ライバルが協力し合うことの利点

 ブロックチェーンを活用したネットワークの利点は、ライバル企業が共有のプラットフォーム上で協力し合い、自社の機密情報を守りつつ、医薬品の安全性を向上させられることだ。

 医療物資のサプライチェーンに特化した「メディレッジャー・ネットワーク」というコンソーシアムは、それを実践しようとしている。この取り組みには、ギリアド・サイエンシズ、ファイザー、アムジェン、ジェネンテック、アメリソースバーゲン、マッカーソンなど、有力な製薬・医薬品卸企業が参加している。ネットワークの基盤を成すテクノロジーを提供するのは、クロニクルドという新興企業である。

 メディレッジャーが最初に実用化しようとしているのは、返品されてきた医薬品が本物かどうかという検証をしやすくするシステムだ。

 返品の検証は、この業界では日常的に行われている業務だが、実は簡単な仕事ではない。米国医薬品卸売業協会(HDA)によれば、販売可能な医薬品の返品数は年間約6000万ユニットに上る。それらを再販売する前に本物かどうかを確認する作業は、卸売業者が担わなくてはならない。

 そのために、メーカーと連絡を取って個々の製品のシリアルナンバーを調べる必要がある。

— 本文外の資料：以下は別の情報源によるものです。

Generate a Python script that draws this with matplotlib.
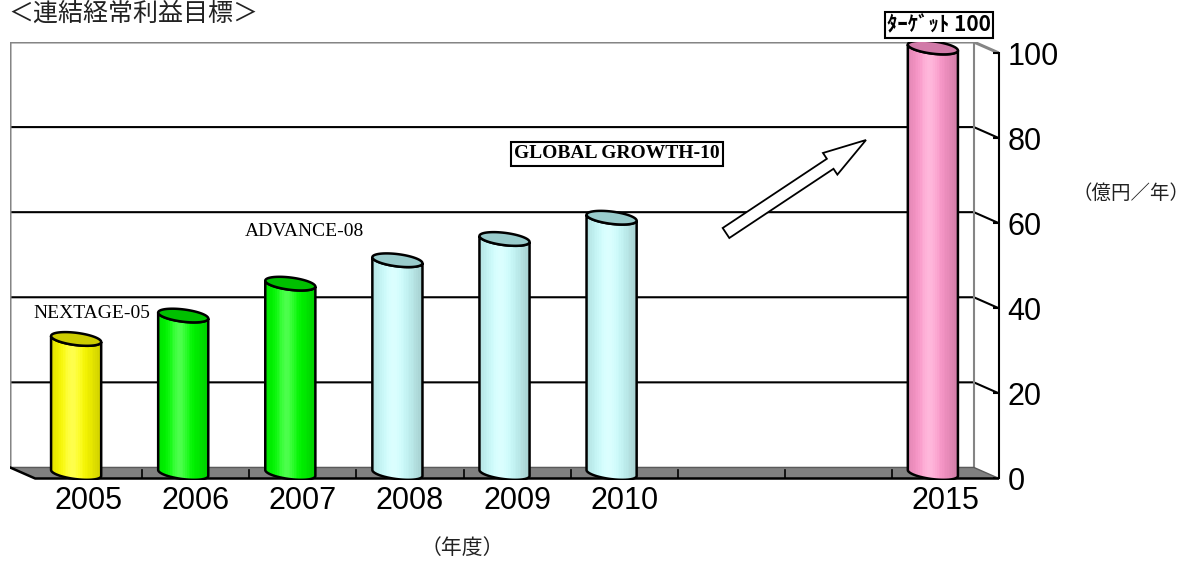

この作業には、ときに48時間もの時間を要する。

 その点、ブロックチェーンを活用すれば、卸売業者はバーコードスキャナーを使って、同じ業務を1秒も要せずに終えられる。これにより、返品された医薬品を素早く流通経路に送り返すことが可能になる。

 一方、メーカーにとっても、自社のデータをコントロールできるという利点がある。それに、シリアルナンバーを手っ取り早く確認できる仕組みがあれば、医療機関や薬局にとっても有益だ。ウェブブラウザとバーコードスキャナーさえあれば、納入されたばかりの医薬品が本物かどうかをすぐに確認できる。

 もちろん、バーコードをコピーする違法業者があらわれる可能性はある。それでも、ブロックチェーンを用いることにより、疑わしい動きへの注意を喚起し、それを恒久的に記録できる。

 メディレッジャーは、さらにもう一段階先に進もうとしている。個々の製品が現在どこにあり、これまでどこを経て移動してきたのかを、いつでも把握できるようにしようというのだ。「トラック・アンド・トレース」と呼ばれるプロセスである。ブロックチェーンを使えば、それぞれの企業の機密情報を他社に知られることなく、これを行うことができる。

 最近、25社の参加を得て、ブロックチェーンを活用したトラック・アンド・トレースの試験プロジェクトも実施された。参加者の中には、小売企業のウォルグリーンズとウォルマート、物流企業のフェデックス、バーコードの国際規格を策定・管理する団体であるGS1、医薬品卸売り企業のアメリソースバーゲンとカーディナルヘルス、そしてさまざまな製薬会社(社員規模100人の会社もあれば、12万5000人の会社もあった)が含まれている。

 メディレッジャー・ネットワークに参加する企業は最終的に、サプライチェーンのプロセス全体を通して、ビジネスルールの遵守をリアルタイムで徹底することもできるようになる。しかも、医薬品ビジネスのエコシステム内でメーカーや流通業者の目が行き届きにくい場でも、それが可能になるのだ。

 この仕組みでは、監査のプロセスはシステムに組み込まれて自動化される。そして、問題があれば注意喚起がなされ、そのときに製品がどの企業の手元にあったかも記録される。

 製品が最終目的地に到達したときには、いわばデータが満載された「フライトレコーダー」と一緒に届くような状況になるのだ。そのデータにより、納入された医薬品が本物であること、そしてサプライチェーンのすべてのプロセスでビジネスルールが守られてきたことが保証される。

「取引相手の領地内に、自社の大使館を設置するに等しい効果がある」。クロニクルドのスザンヌ・ソマービルCEOは、あるインタビューでこのように述べた。